After upsetting many left-wingers in his party with tough homeland security measures after the Paris attacks, Hollande has since sought to appease them by floating vague ideas of more job training and public funding of infrastructure projects.
While analysts think he will press on with reforms of France’s strict labor laws - which make it difficult for companies to dismiss permanent staff and could act as a brake on a weak economic recovery - they say the proposed overhaul could be watered down, and the pace of change slow.
Hollande and his Prime Minister Manuel Valls have dismissed any suggestion that the reforms could falter, saying this week that the country needed to press ahead with them.
The president’s office said there was nothing acrimonious in Boone’s resignation only a year-and-a-half into the job.
“For her, it’s the end of a cycle and a good time to go,” said a source close to Hollande. “She’s leaving on very good terms (with the president).”
Hollande came to power in 2012 on an anti-austerity ticket after declaring that the “world of finance” was his enemy and promising to slap a 75 percent tax on millionaires to subsidize jobs for young people.
But after economic growth failed to pick up and unemployment continued to rise, he engineered a major pro-business U-turn at the end of 2013. He has since offered 40 billion euros ($43 billion) in tax cuts for companies, cut government spending and eased regulation of sectors such as legal professions and bus transport.
His government has said it now wants to conduct a major overhaul of labor laws to give more flexibility to employers, cap compensation packages in cases of unfair dismissal to encourage companies to hire more, and deregulate certain so-called closed-shop professions by removing diploma requirements for jobs such as hairdressers or bakers.
Each of these measures is still being formulated, with no firm details made public. Economists and political analysts say they could be weakened - for example the level of the compensation cap - in the face of pressure from leftist politicians and unions, which could be stepped up with worker protests.
“His (Hollande’s) obsession before the presidential election is to reassure the left, because if he wants to reach the second round, he needs to make sure no other, more left-wing candidate will run against him,” said Elie Cohen, an economist at research institute CNRS.
The head of the ruling Socialist party, Jean-Christophe Cambadelis, said he was all in favor of giving more flexibility to employers, but warned: “we shouldn’t forget the security bit for our fellow citizens.”
And in a signal that reforms are indeed likely to slow, he said: “I’m not sure 2016 will be a year of work overload for parliament.”
Societe Generale analyst Michel Martinez dismissed the idea that the departure of Hollande’s adviser Boone signaled a change of economic tack because she was not the mastermind of his pro-market agenda and more focused on euro zone issues.
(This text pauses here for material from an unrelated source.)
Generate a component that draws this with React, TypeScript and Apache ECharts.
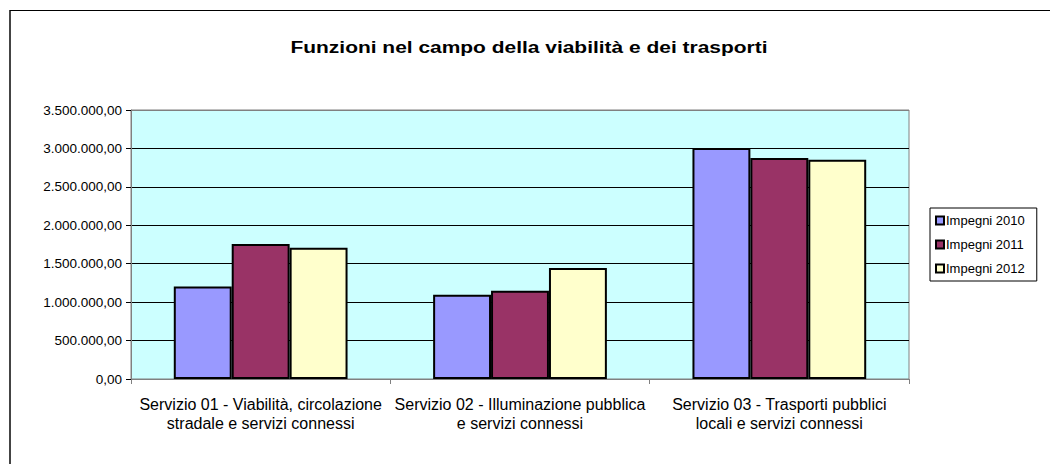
import React, { useEffect, useRef } from "react";
import * as echarts from "echarts";

const title = "Funzioni nel campo della viabilità e dei trasporti";
const categories = [
  "Servizio 01 - Viabilità, circolazione\nstradale e servizi connessi",
  "Servizio 02 - Illuminazione pubblica\ne servizi connessi",
  "Servizio 03 - Trasporti pubblici\nlocali e servizi connessi",
];
const seriesNames = ["Impegni 2010", "Impegni 2011", "Impegni 2012"];
const impegni2010 = [1205000, 1097000, 3006000];
const impegni2011 = [1756000, 1149000, 2875000];
const impegni2012 = [1708000, 1444000, 2853000];
const seriesColors = ["#9999FF", "#993366", "#FFFFCC"];

const FONT = "'Liberation Sans', Arial, sans-serif";

function fmt(v: number): string {
  const s = Math.round(v).toString().replace(/\B(?=(\d{3})+(?!\d))/g, ".");
  return s + ",00";
}

export default function App() {
  const ref = useRef<HTMLDivElement>(null);
  useEffect(() => {
    if (!ref.current) return;
    const chart = echarts.init(ref.current, undefined, { renderer: "svg" });
    const data = [impegni2010, impegni2011, impegni2012];
    chart.setOption({
      animation: false,
      backgroundColor: "#ffffff",
      textStyle: { fontFamily: FONT },
      graphic: [
        {
          type: "rect",
          shape: { x: 9.5, y: 10.5, width: 1100, height: 600 },
          style: { fill: "none", stroke: "#000", lineWidth: 1 },
          silent: true,
        },
        {
          type: "line",
          shape: { x1: 10, y1: 11, x2: 10, y2: 464 },
          style: { stroke: "#444", lineWidth: 2 },
          silent: true,
        },
        {
          type: "text",
          x: 529,
          y: 47,
          scaleX: 1.27,
          style: {
            text: title,
            font: "bold 16.5px 'Liberation Sans', Arial, sans-serif",
            fill: "#000",
            textAlign: "center",
            textVerticalAlign: "middle",
          },
          silent: true,
        },
      ],
      legend: {
        orient: "vertical",
        left: 930,
        top: 208,
        padding: [6, 12, 6, 5],
        itemGap: 11,
        itemWidth: 8,
        itemHeight: 8,
        borderColor: "#000",
        borderWidth: 1,
        backgroundColor: "#fff",
        icon: "rect",
        textStyle: { fontSize: 13, color: "#000", fontFamily: FONT, padding: [0, 0, 0, -3] },
        data: seriesNames,
      },
      grid: {
        left: 131,
        right: 141,
        top: 110,
        bottom: 85,
        show: true,
        backgroundColor: "#CCFFFF",
        borderColor: "#808080",
        borderWidth: 1,
        containLabel: false,
      },
      xAxis: {
        type: "category",
        data: categories,
        axisLine: { show: true, lineStyle: { color: "#808080", width: 1 } },
        axisTick: { show: true, length: 5, lineStyle: { color: "#808080" } },
        axisLabel: {
          interval: 0,
          margin: 16,
          fontSize: 16,
          lineHeight: 19,
          color: "#000",
          fontFamily: FONT,
        },
      },
      yAxis: {
        type: "value",
        min: 0,
        max: 3500000,
        interval: 500000,
        axisLine: { show: true, lineStyle: { color: "#808080" } },
        axisTick: { show: true, length: 5, lineStyle: { color: "#000" } },
        axisLabel: {
          formatter: (v: number) => fmt(v),
          fontSize: 13.5,
          color: "#000",
          margin: 9,
          fontFamily: FONT,
        },
        splitLine: {
          show: true,
          lineStyle: {
            color: ["#808080", "#000", "#000", "#000", "#000", "#000", "#000", "#808080"],
            width: 1,
          },
        },
      },
      series: seriesNames.map((name, i) => ({
        name,
        type: "bar",
        data: data[i],
        barGap: "0%",
        barCategoryGap: "33%",
        itemStyle: { color: seriesColors[i], borderColor: "#000", borderWidth: 2 },
      })),
    });
    return () => chart.dispose();
  }, []);
  return (
    <div
      ref={ref}
      style={{ position: "fixed", left: 0, top: 0, width: 1050, height: 464 }}
    />
  );
}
“The objectives for the end of Hollande’s mandate are a bit weak, but the subliminal messages that are being sent are clear: we’re going towards more flexibility,” he said, but added: “The speed of reforms is decelerating a bit.”
And with unemployment still hovering near record highs above 10 percent, economic growth struggling to pick up, and public debt still rising, France’s euro zone partners are anxious that Hollande follows through on his reform drive this year.
“In general, there is a worry that France is going to do even less structural reform until the election when its economic performance is sluggish and it cannot afford a wasted year,” said a senior EU economic policy official.